Last week, Rwanda blocked Ugandan cement from entering their country. Many Ugandan investors, workers and exporters are losing jobs and contracts in Rwanda. From Kigali’s perspective, it makes sense: why keep paying scarce dollars to individuals and businesses in a country seeking your destruction. And Uganda hasn’t acted much differently: we denied Rwandair a licence to fly out of Entebbe to London and Brussels in spite of a bilateral agreement on this. And Museveni has been chair of the EAC while Kagame for the AU.
Burundi has closed its border with Rwanda, South Sudan is falling apart and Tanzania is kicking Kenyans out and looking to SADC. That leaves Kenya as the only country not squabbling with other EAC members. But within Museveni’s broad definition of regional integration, Nairobi’s declaration of Somalia as an enemy state last week only shows how our nations are far from uniting and cooperating on anything.

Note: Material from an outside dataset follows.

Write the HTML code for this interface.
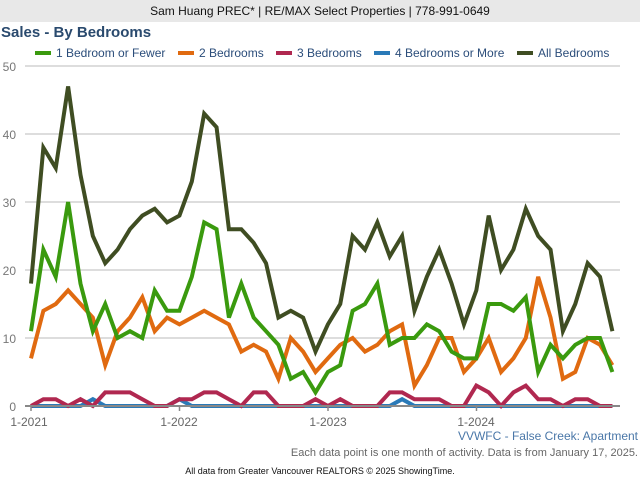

The lesson I drew from Museveni’s otherwise great speech is that our strategic needs are often in conflict with our tactical considerations. Basically we are human. The fact that we know the problem and the solution does not take away our feelings, egos and idiosyncrasies. That is why Museveni needs to revise his views about pre-colonial African chiefs. Their response to colonial intrusion was shaped by the petty conflicts they were involved in. Consequently tactical quarrels overpowered strategic considerations – exactly as is the case between Uganda and Rwanda today.